5. Ozzy Osbourne remembers listening to "She Loves You" on a blue transistor radio and he was transformned. "I feel so privileged to have been on this planet when the Beatles were born. They are and will forever be the greatest band in the world. I remember talking to Steve Jones of the Sex Pistols. He said, 'I didn't like the Beatles.' I said, 'There is something fucking wrong with you.' "

6. Here's how Pete Seeger sums up the folkiness of us all: "My father, Charles Seeger, was a musicologist; when he was 90, he put out a collection of papers he had read at various scholarly gatherings. The last paper he read was titled 'The Folkness of the Nonfolk and Nonfolkness of the Folk.' The last sentence was, 'Musically speaking, the people of the United States are divided into two classes: a majority that does not know it is folk and a minority that thinks it isn't.' What lovely lines, because we're all folk."


7. Another transistor radio, another musical awakening: Rod Stewart working his first job as a silk-screener and on comes Sam Cooke's "Chain Gang." "To explain what Sam Cooke meant to me, it would take a couple of hours just to scratch the surface. The man basically introduced me to soul music. The first time I heard him, his music hit me like a thunderbolt and just slapped me around the head. I was 15 years old, and he changed my life."

8. Rufus Wainwright's description of Leonard Cohen's writing: "Fantastic framed sculptures." Wainwright's favorite Cohen song is "Bird on a Wire." "It's so touching and true in terms of what we go through as human beings — all the attempts we make to do the right thing that just miss the mark. It's probably his most human song."

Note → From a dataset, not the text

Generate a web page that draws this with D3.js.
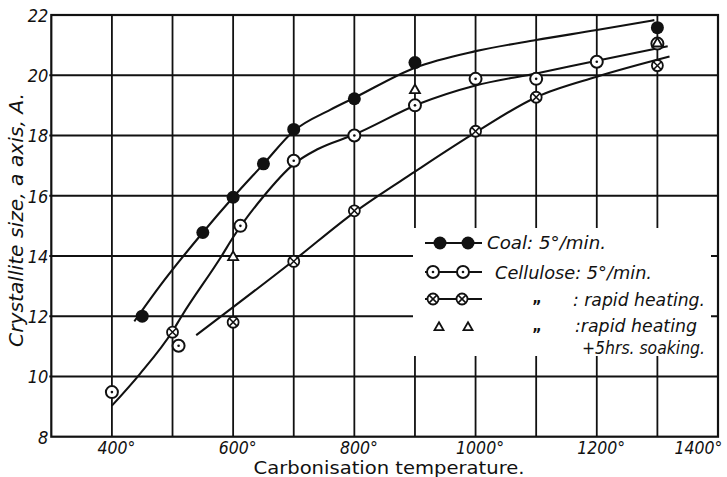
<!DOCTYPE html>
<html><head><meta charset="utf-8">
<script src="https://cdn.jsdelivr.net/npm/d3@7"></script>
<style>
html,body{margin:0;padding:0;background:#fff;}
svg{display:block;}
text{font-family:"DejaVu Sans Condensed","DejaVu Sans",sans-serif;font-style:oblique;fill:#111;}
</style></head><body>
<svg id="c" width="727" height="477"></svg>
<script>
// ---- data ----
const xTickValues = [400, 600, 800, 1000, 1200, 1400];
const xTickLabels = ["400°", "600°", "800°", "1000°", "1200°", "1400°"];
const xGridValues = [400, 500, 600, 700, 800, 900, 1000, 1100, 1200, 1300];
const yTickValues = [8, 10, 12, 14, 16, 18, 20, 22];
const yGridValues = [10, 12, 14, 16, 18, 20];

// measured points
const coalT = [450, 550, 600, 650, 700, 800, 900, 1300];
const coalV = [12.0, 14.78, 15.95, 17.06, 18.2, 19.22, 20.42, 21.58];
const celT = [400, 510, 612, 700, 800, 900, 1000, 1100, 1200, 1300];
const celV = [9.48, 11.02, 15.0, 17.16, 18.0, 19.0, 19.88, 19.88, 20.45, 21.05];
const rapT = [500, 600, 700, 800, 1000, 1100, 1300];
const rapV = [11.47, 11.8, 13.82, 15.5, 18.14, 19.27, 20.32];
const soakT = [600, 900, 1300];
const soakV = [13.98, 19.52, 21.07];

// fitted curves
const coalCurveT = [437, 479, 550, 600, 650, 700, 760, 800, 900, 1000, 1100, 1200, 1295];
const coalCurveV = [11.83, 13.0, 14.78, 15.95, 17.05, 18.15, 18.85, 19.25, 20.25, 20.8, 21.17, 21.5, 21.83];
const celCurveT = [400, 446, 500, 515, 581, 600, 649, 700, 740, 800, 908, 1000, 1100, 1200, 1317];
const celCurveV = [9.03, 10.08, 11.5, 12.0, 14.0, 14.62, 15.95, 17.05, 17.55, 18.03, 19.06, 19.66, 20.06, 20.48, 20.96];
const rapCurveT = [539, 600, 700, 800, 900, 1000, 1100, 1200, 1320];
const rapCurveV = [11.37, 12.3, 13.85, 15.45, 16.8, 18.1, 19.27, 19.95, 20.62];

const legendLabels = ["Coal: 5°/min.", "Cellulose: 5°/min.", ": rapid heating.", ":rapid heating", "+5hrs. soaking."];
const dittoMark = "„";
const xTitle = "Carbonisation temperature.";
const yTitle = "Crystallite size, a axis, A.";

// ---- drawing ----
const svg = d3.select("#c");
const W = 727, H = 477;
const x = d3.scaleLinear().domain([300, 1400]).range([51.3, 718]);
const y = d3.scaleLinear().domain([8, 22]).range([436.7, 15]);
const ink = "#111";

// grid
svg.append("g").selectAll("line").data(xGridValues).join("line")
  .attr("x1", d => x(d)).attr("x2", d => x(d))
  .attr("y1", y(22)).attr("y2", y(8))
  .attr("stroke", ink).attr("stroke-width", 1.8);
svg.append("g").selectAll("line").data(yGridValues).join("line")
  .attr("x1", x(300) - 2).attr("x2", x(1400))
  .attr("y1", d => y(d)).attr("y2", d => y(d))
  .attr("stroke", ink).attr("stroke-width", 1.9);
svg.append("rect").attr("x", x(300)).attr("y", y(22))
  .attr("width", x(1400) - x(300)).attr("height", y(8) - y(22))
  .attr("fill", "none").attr("stroke", ink).attr("stroke-width", 2.2);

// axes tick labels
const xAxis = d3.axisBottom(x).tickValues(xTickValues).tickSize(0).tickPadding(0)
  .tickFormat((d, i) => xTickLabels[i]);
const gx = svg.append("g").attr("transform", `translate(0,${y(8)})`).call(xAxis);
gx.select(".domain").remove();
gx.selectAll("text").attr("font-family", null).attr("fill", null)
  .style("font-size", "17.5px").attr("y", 17).attr("dy", 0)
  .attr("dx", (d, i) => i === xTickValues.length - 1 ? -20 : 4);

const yAxis = d3.axisLeft(y).tickValues(yTickValues).tickSize(0).tickPadding(3).tickFormat(d3.format("d"));
const gy = svg.append("g").attr("transform", `translate(${x(300)},0)`).call(yAxis);
gy.select(".domain").remove();
gy.selectAll("text").attr("font-family", null).attr("fill", null)
  .style("font-size", "18px").attr("dy", "0.36em");

// axis titles
svg.append("text").attr("x", 389).attr("y", 474).attr("text-anchor", "middle")
  .style("font-size", "17px").style("font-style", "normal")
  .attr("textLength", 271).attr("lengthAdjust", "spacingAndGlyphs").text(xTitle);
svg.append("text").attr("transform", "translate(23,220) rotate(-90)")
  .attr("text-anchor", "middle").style("font-size", "19px")
  .attr("textLength", 254).attr("lengthAdjust", "spacingAndGlyphs").text(yTitle);

// curves
const line = d3.line().x(d => x(d[0])).y(d => y(d[1])).curve(d3.curveMonotoneX);
const curves = [[coalCurveT, coalCurveV], [celCurveT, celCurveV], [rapCurveT, rapCurveV]];
curves.forEach(([t, v]) => {
  svg.append("path").attr("d", line(t.map((d, i) => [d, v[i]])))
    .attr("fill", "none").attr("stroke", ink).attr("stroke-width", 2.1);
});

// markers
function filledCircle(g, cx, cy) {
  g.append("circle").attr("cx", cx).attr("cy", cy).attr("r", 6.5).attr("fill", ink);
}
function dotCircle(g, cx, cy) {
  g.append("circle").attr("cx", cx).attr("cy", cy).attr("r", 6).attr("fill", "#fff")
    .attr("stroke", ink).attr("stroke-width", 2);
  g.append("circle").attr("cx", cx).attr("cy", cy).attr("r", 1.3).attr("fill", ink);
}
function crossCircle(g, cx, cy) {
  g.append("circle").attr("cx", cx).attr("cy", cy).attr("r", 5.5).attr("fill", "#fff")
    .attr("stroke", ink).attr("stroke-width", 1.8);
  const k = 3.9;
  g.append("path").attr("d", `M${cx - k},${cy - k}L${cx + k},${cy + k}M${cx - k},${cy + k}L${cx + k},${cy - k}`)
    .attr("stroke", ink).attr("stroke-width", 1.5);
}
function triangle(g, cx, cy, s) {
  const h = s * 0.87;
  g.append("path").attr("d", `M${cx},${cy - h * 0.6}L${cx + s / 2},${cy + h * 0.4}L${cx - s / 2},${cy + h * 0.4}Z`)
    .attr("fill", "#fff").attr("stroke", ink).attr("stroke-width", 1.8).attr("stroke-linejoin", "miter");
}

const mk = svg.append("g");
coalT.forEach((t, i) => filledCircle(mk, x(t), y(coalV[i])));
celT.forEach((t, i) => dotCircle(mk, x(t), y(celV[i])));
rapT.forEach((t, i) => crossCircle(mk, x(t), y(rapV[i])));
soakT.forEach((t, i) => triangle(mk, x(t), y(soakV[i]), 10));

// legend
const lg = svg.append("g");
lg.append("rect").attr("x", 413).attr("y", 228).attr("width", 298).attr("height", 128).attr("fill", "#fff");
const rowsY = [243, 272, 299, 327];
[0, 1, 2].forEach(r => {
  lg.append("line").attr("x1", 425).attr("x2", 482).attr("y1", rowsY[r]).attr("y2", rowsY[r])
    .attr("stroke", ink).attr("stroke-width", 2);
});
filledCircle(lg, 440, rowsY[0]); filledCircle(lg, 468, rowsY[0]);
dotCircle(lg, 433, rowsY[1]); dotCircle(lg, 463, rowsY[1]);
crossCircle(lg, 433, rowsY[2]); crossCircle(lg, 462, rowsY[2]);
triangle(lg, 439, rowsY[3], 9); triangle(lg, 468, rowsY[3], 9);

const lt = [
  {x: 487, y: 249, len: 119, t: legendLabels[0]},
  {x: 495, y: 279, len: 157, t: legendLabels[1]},
  {x: 573, y: 306, len: 132, t: legendLabels[2]},
  {x: 575, y: 332, len: 122, t: legendLabels[3]},
  {x: 582, y: 354, len: 123, t: legendLabels[4]}
];
lt.forEach(d => {
  lg.append("text").attr("x", d.x).attr("y", d.y).style("font-size", "18px")
    .attr("textLength", d.len).attr("lengthAdjust", "spacingAndGlyphs").text(d.t);
});
[rowsY[2], rowsY[3]].forEach(ry => {
  lg.append("text").attr("x", 537).attr("y", ry + 4).attr("text-anchor", "middle")
    .style("font-size", "16px").style("font-weight", "bold").style("font-style", "normal").text(dittoMark);
});
</script>
</body></html>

9. Canadian rapper Drake loves to watch a DVD of Jimi Hendrix at Woodstock before he performs, and when he was in Seattle he visited Hendrix's gravesite and left this note: "Still inspired."
 
10. Can you be moved by a song more than Erykah Badu, who said this about Earth Wind and Fire's "That's the Way of the World:"  "When I heard this, it was like there was something that burst out of the ground and surrounded me — like children and flowers and Africa were appearing out of nowhere. And those horns! When Maurice White's voice comes in, it sounds like the voice of God."